Los personajes de Amanece
que no es poco, de José Luis Cuerda, nunca pierden la compostura y la
ponderación. Ni siquiera ante las propuestas fascinantes. Nos encontramos en un
pueblo manchego donde si a alguien le llaman por la calle para decirle: «Mire
usted, que querría yo hablar con usted de Dostoyevski», al interpelado no le
queda más remedio que contestar: «Ah, pues ahora mismo bajo». ¿Cómo se va a
negar -se preguntaba el propio José Luis Cuerda- alguien medianamente cuerdo a
hablar de Dostoyevski? Imposible, aunque sea una ama de casa que se arregla el
moño y seca sus manos en el delantal antes de empezar a departir sobre el
novelista ruso.
La escena tiene
lugar en un pueblo donde los intentos de plagio de William Faulkner son
constantes hasta el punto de provocar la preocupación de Fermín y Pascual, los
dos peripatéticos guardias civiles que encuentran más sencillo aconsejar a las
parejas acerca de los prolegómenos eróticos, siempre agradecidos cuando la
faena es cabal. Lo relacionado con Dostoyevski y Faulkner, así como las
cuestiones derivadas del libre albedrío, es materia más propia del cabo y, al
tiempo, comandante del puesto de la Guardia Civil, hombre calmo que solo pierde
los nervios ante el «sindios» de un amanecer por el lado equivocado.
La genial e
irreverente película de José Luis Cuerda la recuerdo cada vez que recibo la
invitación a departir sobre alguno de los nombres consagrados de un canon
cultural cuya jerarquía parece incuestionable. Me seco las manos en el delantal
y bajo a hablar sobre ellos. El moño pasó a mejor vida hace tiempo, como los
bucles, pero me calzo la boina del pueblerino de la citada película que,
consciente de sus limitaciones, avisa a su interlocutor: «¡Qué lástima! No
puedo responderle porque soy un hombre dominado por los instintos más
primarios». Yo también padezco esa dominación, pero acudo a la llamada y
procuro dejar mi testimonio sin necesidad de provocar lástima porque prefiero
la sonrisa del escéptico.
Este fin de semana
he visto la puesta en escena de La vida es sueño dirigida por Declan
Donnellan y una adaptación de El proceso, de Kafka a cargo de Ernesto
Caballero. La presencia de la CNTC y el CDN, respectivamente, garantizan
unos mínimos de calidad que se cumplen. Nada que objetar al respecto, pero me
he sentido como si, de verdad, se hubiera cumplido el deseo de mi
interlocutor-programador de invitarme a hablar de Dostoyevski en un pueblo
donde muchos intentan plagiar a Faulkner.
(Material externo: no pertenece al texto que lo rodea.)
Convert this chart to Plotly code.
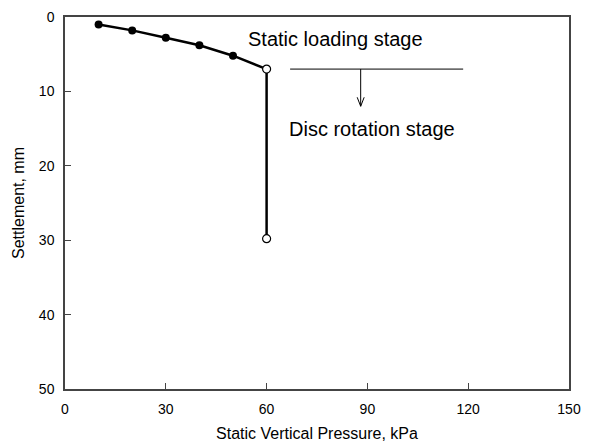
import plotly.graph_objects as go

pressure = [10, 20, 30, 40, 50, 60]
settlement = [1.0, 1.8, 2.8, 3.8, 5.2, 7.0]
rot_pressure = [60, 60]
rot_settlement = [7.0, 29.8]

x_ticks = [0, 30, 60, 90, 120, 150]
y_ticks = [0, 10, 20, 30, 40, 50]

FONT = "Liberation Sans, Arial, sans-serif"

fig = go.Figure()
# vertical rotation-stage line
fig.add_trace(go.Scatter(x=rot_pressure, y=rot_settlement, mode="lines",
                         line=dict(color="black", width=2.5), showlegend=False))
# static loading curve
fig.add_trace(go.Scatter(x=pressure, y=settlement, mode="lines",
                         line=dict(color="black", width=2.5), showlegend=False))
fig.add_trace(go.Scatter(x=pressure[:-1], y=settlement[:-1], mode="markers",
                         marker=dict(color="black", size=8), showlegend=False))
fig.add_trace(go.Scatter(x=[pressure[-1], rot_pressure[-1]],
                         y=[settlement[-1], rot_settlement[-1]], mode="markers",
                         marker=dict(color="white", size=8, line=dict(color="black", width=1.2)),
                         showlegend=False))

# boundary line and arrow
fig.add_shape(type="line", x0=67, x1=118.5, y0=7, y1=7, line=dict(color="black", width=1))
fig.add_shape(type="line", x0=88, x1=88, y0=7, y1=12, line=dict(color="black", width=1))
fig.add_shape(type="path", xsizemode="pixel", ysizemode="pixel", xanchor=88, yanchor=12,
              path="M-3.5,9 L0,0 L3.5,9", line=dict(color="black", width=1))
fig.add_annotation(x=54, y=3.0, text="Static loading stage", showarrow=False,
                   xanchor="left", font=dict(family=FONT, size=20, color="black"))
fig.add_annotation(x=66.2, y=15.0, text="Disc rotation stage", showarrow=False,
                   xanchor="left", font=dict(family=FONT, size=20, color="black"))

axis_common = dict(showgrid=False, zeroline=False, showline=True, linecolor="#444",
                   linewidth=1.5, mirror=True, ticks="inside", ticklen=6, tickcolor="#444",
                   automargin=False,
                   tickfont=dict(family=FONT, size=14, color="black"))

fig.update_xaxes(range=[0, 150], tickvals=x_ticks, ticklabelstandoff=6,
                 title=dict(text="Static Vertical Pressure, kPa",
                            font=dict(family=FONT, size=16, color="black"), standoff=12),
                 **axis_common)
fig.update_yaxes(range=[50, 0], tickvals=y_ticks, ticklabelstandoff=6,
                 title=dict(text="Settlement, mm",
                            font=dict(family=FONT, size=16, color="black"), standoff=10),
                 **axis_common)

fig.update_layout(width=593, height=444, margin=dict(l=65, r=24, t=17, b=55),
                  plot_bgcolor="white", paper_bgcolor="white")

fig.write_html("out.html")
Dominado por los instintos más
primarios, he caído en la somnolencia.
Dado que la vida
es sueño, materia equívoca cuyo barroquismo está sujeto a múltiples
interpretaciones, la experiencia onírica me ha convertido en un émulo de
Segismundo. Así he descubierto de nuevo mi libertad para soñar con unos
clásicos interpelados al modo de Ron Lalá o unos dramaturgos que, en vez de
refugiarse en la historia de Josef K ya recreada genialmente por Orson Welles
en 1962, fueran capaces de bucear en los juzgados españoles a la búsqueda de
situaciones kafkianas, que las hay y en abundancia. Con los primeros habría
disfrutado gracias a virus como la cervantina, que nos devuelven el entusiasmo
por lo visto en escena, y los segundos me habrían recordado que el teatro, por
raro que ahora parezca, también es un espacio para la polémica, aquella que
llevó a Leopoldo Alas y Valle-Inclán a denostar al Calderón merecedor del denuesto.
La condición de
hombre dominado por los instintos primarios me aleja de lo políticamente
correcto y me aboca a reclamar un teatro menos cobarde y previsible. Tal vez
sea una quimera, porque lo relativamente seguro es utilizar el nombre de
Calderón para un espectáculo donde nadie parece confiar en Calderón o emplear
el nombre de Kafka sin atreverse a aplicar sus enseñanzas en un contexto
inmediato y, por eso mismo, mucho más polémico. Los clásicos como refugio incuestionable
son una coartada perfecta, pero algunos pensamos que, tras pedir disculpas por
nuestros instintos, conviene levantarse de la butaca sin dar un solo aplauso a
esta ceremonia donde el riesgo pasó a mejor vida como mi moño.